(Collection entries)
══════

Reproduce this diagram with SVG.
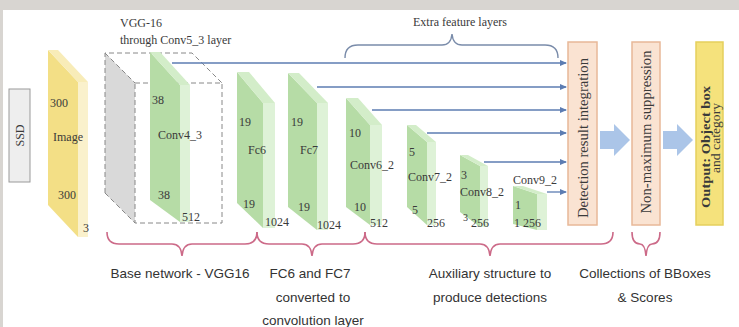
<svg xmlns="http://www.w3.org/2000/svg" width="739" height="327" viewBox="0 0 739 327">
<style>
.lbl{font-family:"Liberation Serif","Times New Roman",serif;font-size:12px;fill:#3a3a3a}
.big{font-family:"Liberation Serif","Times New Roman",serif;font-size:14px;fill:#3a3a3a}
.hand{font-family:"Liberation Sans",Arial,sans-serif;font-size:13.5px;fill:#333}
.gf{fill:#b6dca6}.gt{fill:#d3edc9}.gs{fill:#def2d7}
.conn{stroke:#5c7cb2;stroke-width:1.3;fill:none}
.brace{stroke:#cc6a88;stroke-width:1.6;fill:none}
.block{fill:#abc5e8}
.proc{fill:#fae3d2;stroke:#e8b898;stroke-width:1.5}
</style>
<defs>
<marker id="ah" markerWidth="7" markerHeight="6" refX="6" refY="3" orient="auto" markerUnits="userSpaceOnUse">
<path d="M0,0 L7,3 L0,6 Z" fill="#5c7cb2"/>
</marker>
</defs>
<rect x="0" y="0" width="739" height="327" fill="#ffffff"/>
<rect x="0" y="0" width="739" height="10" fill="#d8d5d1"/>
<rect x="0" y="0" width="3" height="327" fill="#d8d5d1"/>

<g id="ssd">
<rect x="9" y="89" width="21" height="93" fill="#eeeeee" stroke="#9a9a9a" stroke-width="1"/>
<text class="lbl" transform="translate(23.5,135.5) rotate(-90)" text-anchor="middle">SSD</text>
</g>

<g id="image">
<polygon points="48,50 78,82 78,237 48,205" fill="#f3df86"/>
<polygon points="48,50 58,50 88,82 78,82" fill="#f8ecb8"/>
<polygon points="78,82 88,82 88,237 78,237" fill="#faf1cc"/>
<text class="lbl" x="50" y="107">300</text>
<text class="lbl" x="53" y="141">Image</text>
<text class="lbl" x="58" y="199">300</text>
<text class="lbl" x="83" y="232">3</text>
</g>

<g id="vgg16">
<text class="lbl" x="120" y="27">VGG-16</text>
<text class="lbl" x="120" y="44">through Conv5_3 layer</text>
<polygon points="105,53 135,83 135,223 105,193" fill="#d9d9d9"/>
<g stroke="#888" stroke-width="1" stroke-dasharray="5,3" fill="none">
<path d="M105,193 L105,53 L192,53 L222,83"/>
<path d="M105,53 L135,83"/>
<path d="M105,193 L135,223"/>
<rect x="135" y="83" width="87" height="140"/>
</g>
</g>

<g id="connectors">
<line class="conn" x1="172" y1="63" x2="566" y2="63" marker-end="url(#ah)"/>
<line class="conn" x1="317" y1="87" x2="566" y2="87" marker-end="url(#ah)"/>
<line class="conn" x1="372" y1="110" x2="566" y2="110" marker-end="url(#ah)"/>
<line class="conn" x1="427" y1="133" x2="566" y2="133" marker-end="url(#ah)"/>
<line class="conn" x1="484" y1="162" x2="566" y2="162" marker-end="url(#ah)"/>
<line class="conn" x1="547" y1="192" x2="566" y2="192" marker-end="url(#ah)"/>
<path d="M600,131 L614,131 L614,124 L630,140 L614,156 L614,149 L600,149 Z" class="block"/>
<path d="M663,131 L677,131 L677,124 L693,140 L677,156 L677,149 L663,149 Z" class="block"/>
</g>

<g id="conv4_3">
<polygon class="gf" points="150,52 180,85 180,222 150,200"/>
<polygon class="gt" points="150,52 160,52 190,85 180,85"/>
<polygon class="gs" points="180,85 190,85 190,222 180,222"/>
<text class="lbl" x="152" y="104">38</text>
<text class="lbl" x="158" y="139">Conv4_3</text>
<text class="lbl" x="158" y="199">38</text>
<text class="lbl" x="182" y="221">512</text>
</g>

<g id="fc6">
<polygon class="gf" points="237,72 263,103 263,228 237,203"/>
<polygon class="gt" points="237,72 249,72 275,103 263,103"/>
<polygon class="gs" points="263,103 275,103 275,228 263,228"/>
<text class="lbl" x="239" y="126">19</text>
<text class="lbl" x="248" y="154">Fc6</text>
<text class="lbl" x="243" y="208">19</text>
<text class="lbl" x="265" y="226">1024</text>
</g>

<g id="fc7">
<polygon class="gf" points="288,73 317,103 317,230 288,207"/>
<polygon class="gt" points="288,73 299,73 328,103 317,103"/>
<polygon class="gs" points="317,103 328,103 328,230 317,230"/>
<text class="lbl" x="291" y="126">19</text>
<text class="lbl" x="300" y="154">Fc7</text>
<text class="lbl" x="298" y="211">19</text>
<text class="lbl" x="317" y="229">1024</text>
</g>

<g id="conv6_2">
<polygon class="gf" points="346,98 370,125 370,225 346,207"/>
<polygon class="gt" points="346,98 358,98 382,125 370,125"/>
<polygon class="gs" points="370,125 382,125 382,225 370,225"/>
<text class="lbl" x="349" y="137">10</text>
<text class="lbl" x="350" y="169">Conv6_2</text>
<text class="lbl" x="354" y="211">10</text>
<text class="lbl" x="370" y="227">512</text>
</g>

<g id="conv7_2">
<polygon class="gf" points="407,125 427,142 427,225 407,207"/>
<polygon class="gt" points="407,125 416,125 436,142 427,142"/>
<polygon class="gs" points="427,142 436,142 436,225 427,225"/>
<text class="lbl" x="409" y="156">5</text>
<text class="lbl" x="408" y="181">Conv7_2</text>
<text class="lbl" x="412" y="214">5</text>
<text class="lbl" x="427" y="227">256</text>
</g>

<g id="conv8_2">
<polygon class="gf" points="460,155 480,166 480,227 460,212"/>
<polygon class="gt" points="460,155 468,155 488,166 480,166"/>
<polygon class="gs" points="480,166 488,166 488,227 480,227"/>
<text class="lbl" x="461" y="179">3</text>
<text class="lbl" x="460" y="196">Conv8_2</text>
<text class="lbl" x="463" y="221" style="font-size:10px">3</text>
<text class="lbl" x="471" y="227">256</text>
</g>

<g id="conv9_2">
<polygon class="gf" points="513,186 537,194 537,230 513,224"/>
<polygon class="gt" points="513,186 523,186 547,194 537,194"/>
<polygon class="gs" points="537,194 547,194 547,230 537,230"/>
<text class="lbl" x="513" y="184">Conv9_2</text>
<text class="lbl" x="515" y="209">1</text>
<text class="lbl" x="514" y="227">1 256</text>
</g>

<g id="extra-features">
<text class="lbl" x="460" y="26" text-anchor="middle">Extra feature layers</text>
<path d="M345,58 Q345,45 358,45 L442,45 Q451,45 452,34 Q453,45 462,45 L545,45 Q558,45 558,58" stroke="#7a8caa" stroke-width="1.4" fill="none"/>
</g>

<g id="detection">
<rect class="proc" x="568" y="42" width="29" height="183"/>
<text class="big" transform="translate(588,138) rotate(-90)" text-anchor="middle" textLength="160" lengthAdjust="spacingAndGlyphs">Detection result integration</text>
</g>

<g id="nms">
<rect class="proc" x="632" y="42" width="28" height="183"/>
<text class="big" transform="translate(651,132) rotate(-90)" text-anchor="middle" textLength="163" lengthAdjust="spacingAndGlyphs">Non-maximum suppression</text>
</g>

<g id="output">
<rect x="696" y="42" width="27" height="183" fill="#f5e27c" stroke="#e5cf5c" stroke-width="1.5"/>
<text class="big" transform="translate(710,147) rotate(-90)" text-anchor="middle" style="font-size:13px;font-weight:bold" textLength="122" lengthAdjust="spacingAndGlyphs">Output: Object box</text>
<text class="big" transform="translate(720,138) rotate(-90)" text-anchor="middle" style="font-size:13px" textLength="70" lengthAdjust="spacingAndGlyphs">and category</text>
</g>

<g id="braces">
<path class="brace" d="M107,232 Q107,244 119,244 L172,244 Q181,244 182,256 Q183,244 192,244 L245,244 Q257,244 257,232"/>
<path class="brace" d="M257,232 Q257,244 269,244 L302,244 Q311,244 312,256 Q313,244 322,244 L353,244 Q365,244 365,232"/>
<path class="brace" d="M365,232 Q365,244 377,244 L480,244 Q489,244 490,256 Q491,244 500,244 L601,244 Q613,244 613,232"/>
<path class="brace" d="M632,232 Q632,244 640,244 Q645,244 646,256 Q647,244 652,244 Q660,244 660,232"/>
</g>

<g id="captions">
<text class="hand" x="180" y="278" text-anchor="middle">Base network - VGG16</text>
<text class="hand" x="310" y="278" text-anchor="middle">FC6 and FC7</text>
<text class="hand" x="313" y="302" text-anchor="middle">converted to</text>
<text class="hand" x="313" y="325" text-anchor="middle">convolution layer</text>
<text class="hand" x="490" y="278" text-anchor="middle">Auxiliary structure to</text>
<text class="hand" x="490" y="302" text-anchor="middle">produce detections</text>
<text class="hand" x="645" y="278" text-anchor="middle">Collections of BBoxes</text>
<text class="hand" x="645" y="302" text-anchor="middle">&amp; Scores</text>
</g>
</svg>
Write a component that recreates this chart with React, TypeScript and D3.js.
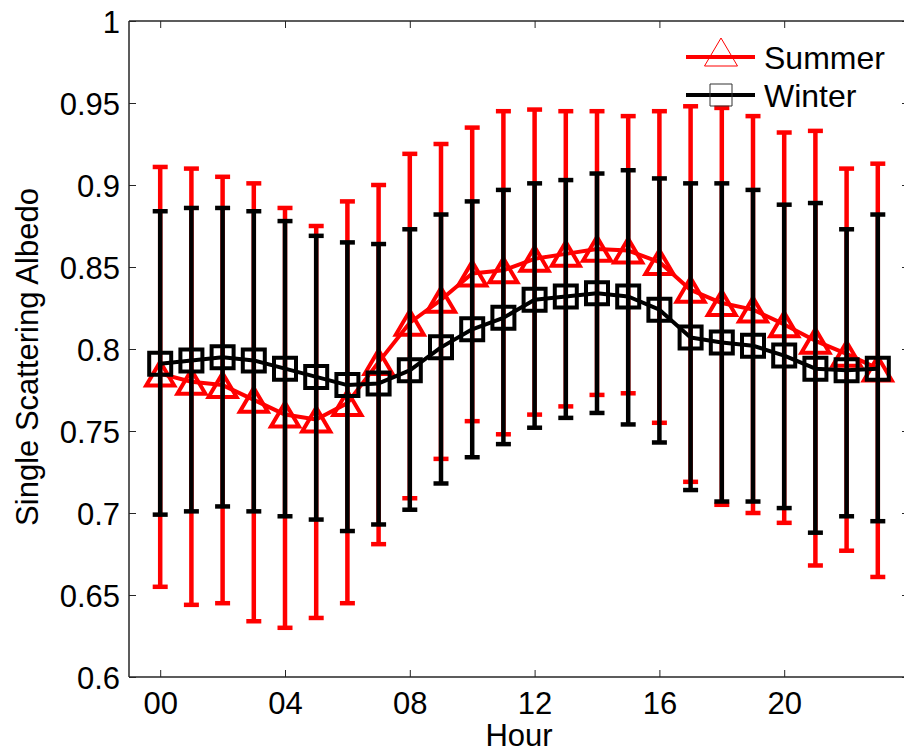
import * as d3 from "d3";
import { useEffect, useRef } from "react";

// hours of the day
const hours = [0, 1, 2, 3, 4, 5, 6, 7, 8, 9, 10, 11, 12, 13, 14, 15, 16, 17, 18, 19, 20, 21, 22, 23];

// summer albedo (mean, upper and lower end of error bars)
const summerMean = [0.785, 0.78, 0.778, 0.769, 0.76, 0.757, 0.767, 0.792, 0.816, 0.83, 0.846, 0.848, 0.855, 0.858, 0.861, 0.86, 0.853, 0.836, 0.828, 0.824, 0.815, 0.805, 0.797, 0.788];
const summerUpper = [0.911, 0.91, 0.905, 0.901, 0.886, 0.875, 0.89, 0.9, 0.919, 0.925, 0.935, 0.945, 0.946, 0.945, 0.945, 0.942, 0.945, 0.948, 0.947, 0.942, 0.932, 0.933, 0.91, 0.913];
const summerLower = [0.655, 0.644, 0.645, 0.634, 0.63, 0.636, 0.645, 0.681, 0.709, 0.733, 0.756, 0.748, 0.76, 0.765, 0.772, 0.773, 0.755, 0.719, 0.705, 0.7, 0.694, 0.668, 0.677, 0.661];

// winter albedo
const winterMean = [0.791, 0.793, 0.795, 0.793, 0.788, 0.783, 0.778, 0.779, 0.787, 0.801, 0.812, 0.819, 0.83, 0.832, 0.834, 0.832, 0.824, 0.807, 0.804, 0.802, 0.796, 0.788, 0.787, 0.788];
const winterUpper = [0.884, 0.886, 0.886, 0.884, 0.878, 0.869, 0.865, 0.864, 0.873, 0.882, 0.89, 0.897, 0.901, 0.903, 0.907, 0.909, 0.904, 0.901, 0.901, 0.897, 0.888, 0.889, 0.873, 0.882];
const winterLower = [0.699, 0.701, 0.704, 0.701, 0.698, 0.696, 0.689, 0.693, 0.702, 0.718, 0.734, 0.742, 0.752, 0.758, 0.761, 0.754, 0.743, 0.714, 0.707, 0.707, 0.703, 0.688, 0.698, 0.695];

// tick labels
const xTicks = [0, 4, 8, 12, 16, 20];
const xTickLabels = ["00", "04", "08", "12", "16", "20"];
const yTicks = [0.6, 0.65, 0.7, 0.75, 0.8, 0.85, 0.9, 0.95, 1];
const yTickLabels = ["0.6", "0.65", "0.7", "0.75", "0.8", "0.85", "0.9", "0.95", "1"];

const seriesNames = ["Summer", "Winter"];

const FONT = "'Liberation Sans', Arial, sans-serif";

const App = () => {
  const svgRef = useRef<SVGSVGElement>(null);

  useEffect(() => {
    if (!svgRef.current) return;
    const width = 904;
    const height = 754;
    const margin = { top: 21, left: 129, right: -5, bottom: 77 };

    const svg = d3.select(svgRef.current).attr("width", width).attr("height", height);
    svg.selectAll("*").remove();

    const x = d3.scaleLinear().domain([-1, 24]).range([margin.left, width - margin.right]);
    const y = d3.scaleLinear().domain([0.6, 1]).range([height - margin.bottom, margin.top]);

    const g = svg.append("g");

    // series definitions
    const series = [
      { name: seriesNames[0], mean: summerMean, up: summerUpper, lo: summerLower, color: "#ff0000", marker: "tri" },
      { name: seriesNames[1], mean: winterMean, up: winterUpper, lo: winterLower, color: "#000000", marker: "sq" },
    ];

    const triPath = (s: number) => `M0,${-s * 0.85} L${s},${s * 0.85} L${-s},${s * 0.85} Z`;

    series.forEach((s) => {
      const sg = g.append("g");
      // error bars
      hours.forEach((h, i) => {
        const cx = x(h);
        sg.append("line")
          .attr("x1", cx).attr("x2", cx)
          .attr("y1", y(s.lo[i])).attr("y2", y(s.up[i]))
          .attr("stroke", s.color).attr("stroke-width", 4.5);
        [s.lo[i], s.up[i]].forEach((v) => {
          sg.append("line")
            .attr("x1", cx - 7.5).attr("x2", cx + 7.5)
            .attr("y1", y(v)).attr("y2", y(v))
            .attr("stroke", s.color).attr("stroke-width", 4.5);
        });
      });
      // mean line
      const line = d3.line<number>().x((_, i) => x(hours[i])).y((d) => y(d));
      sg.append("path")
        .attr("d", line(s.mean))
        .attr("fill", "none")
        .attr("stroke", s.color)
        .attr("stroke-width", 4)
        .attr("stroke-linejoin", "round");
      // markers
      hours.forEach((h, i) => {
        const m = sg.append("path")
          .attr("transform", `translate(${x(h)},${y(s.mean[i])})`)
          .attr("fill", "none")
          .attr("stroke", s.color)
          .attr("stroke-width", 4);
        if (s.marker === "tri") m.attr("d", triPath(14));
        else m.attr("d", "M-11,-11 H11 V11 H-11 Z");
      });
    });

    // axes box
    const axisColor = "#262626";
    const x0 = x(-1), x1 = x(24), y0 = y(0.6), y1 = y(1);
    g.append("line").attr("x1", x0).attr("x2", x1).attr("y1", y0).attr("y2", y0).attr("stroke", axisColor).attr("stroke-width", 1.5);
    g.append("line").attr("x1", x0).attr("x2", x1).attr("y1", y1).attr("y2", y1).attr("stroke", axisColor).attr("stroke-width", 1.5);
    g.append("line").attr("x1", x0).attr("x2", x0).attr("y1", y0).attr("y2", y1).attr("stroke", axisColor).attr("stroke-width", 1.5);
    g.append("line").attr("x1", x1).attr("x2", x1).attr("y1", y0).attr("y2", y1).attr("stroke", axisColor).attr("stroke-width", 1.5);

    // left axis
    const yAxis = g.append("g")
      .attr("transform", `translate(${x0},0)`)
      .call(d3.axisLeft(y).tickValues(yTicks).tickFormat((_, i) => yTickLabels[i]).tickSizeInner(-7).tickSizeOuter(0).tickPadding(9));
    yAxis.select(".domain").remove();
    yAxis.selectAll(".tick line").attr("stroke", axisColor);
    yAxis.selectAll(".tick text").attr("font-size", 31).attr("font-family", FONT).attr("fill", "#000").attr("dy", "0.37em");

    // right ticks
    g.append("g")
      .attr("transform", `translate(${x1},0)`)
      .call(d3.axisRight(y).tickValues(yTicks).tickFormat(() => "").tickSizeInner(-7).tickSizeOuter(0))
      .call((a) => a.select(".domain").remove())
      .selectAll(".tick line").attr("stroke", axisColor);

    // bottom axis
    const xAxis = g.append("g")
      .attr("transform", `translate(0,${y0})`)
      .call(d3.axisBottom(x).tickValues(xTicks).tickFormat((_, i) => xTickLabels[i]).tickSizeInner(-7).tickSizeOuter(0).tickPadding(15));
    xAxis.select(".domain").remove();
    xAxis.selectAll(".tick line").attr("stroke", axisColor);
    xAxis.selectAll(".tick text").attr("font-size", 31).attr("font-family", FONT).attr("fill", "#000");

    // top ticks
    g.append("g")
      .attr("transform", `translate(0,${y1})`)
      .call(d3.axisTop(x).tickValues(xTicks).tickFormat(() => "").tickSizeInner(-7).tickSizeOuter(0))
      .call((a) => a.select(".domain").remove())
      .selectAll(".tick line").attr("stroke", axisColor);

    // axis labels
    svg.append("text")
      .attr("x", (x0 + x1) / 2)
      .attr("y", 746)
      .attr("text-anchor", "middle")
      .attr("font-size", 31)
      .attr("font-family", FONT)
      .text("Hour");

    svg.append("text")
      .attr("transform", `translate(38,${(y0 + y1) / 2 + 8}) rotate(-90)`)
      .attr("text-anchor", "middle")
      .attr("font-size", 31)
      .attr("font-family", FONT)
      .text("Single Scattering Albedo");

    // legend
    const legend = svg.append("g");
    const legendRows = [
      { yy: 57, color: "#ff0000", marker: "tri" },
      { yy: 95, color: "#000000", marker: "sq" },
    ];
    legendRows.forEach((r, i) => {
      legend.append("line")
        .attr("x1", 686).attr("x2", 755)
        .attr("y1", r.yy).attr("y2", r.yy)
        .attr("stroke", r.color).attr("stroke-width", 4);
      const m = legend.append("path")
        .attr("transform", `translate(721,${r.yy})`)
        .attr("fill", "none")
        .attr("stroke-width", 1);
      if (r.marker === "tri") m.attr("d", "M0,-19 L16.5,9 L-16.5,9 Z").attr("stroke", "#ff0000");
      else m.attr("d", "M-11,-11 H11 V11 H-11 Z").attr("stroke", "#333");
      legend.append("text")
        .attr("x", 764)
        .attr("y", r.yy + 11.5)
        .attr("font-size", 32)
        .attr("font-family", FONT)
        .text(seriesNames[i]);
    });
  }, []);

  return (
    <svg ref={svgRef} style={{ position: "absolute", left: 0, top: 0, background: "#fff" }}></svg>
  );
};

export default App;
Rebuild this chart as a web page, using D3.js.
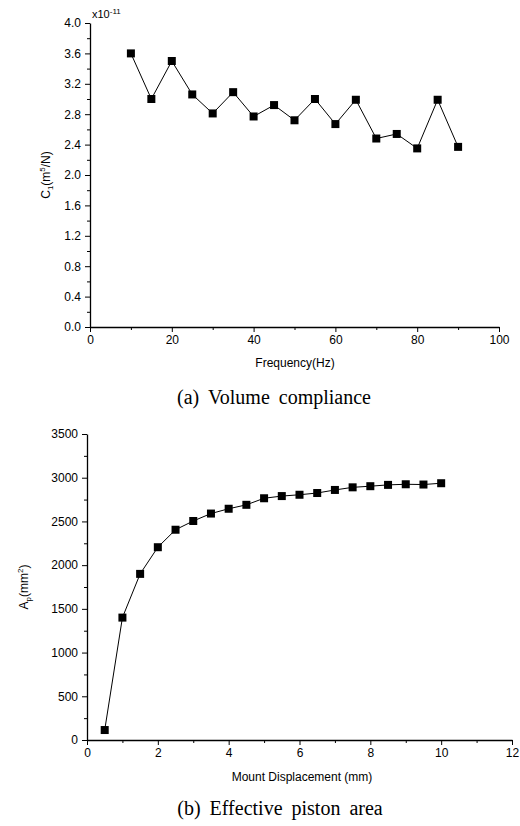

══════

WHAT THE EXERCISE ASKS:
The first line to give again is the one with "Write a component", and the last is the one with "21, 22, 23];". Repeat them and everything between exactly, minus the pictures.

WRITTEN ANSWER:
Write a component that recreates this chart with React, TypeScript and D3.js.
import * as d3 from "d3";
import { useEffect, useRef } from "react";

// hours of the day
const hours = [0, 1, 2, 3, 4, 5, 6, 7, 8, 9, 10, 11, 12, 13, 14, 15, 16, 17, 18, 19, 20, 21, 22, 23];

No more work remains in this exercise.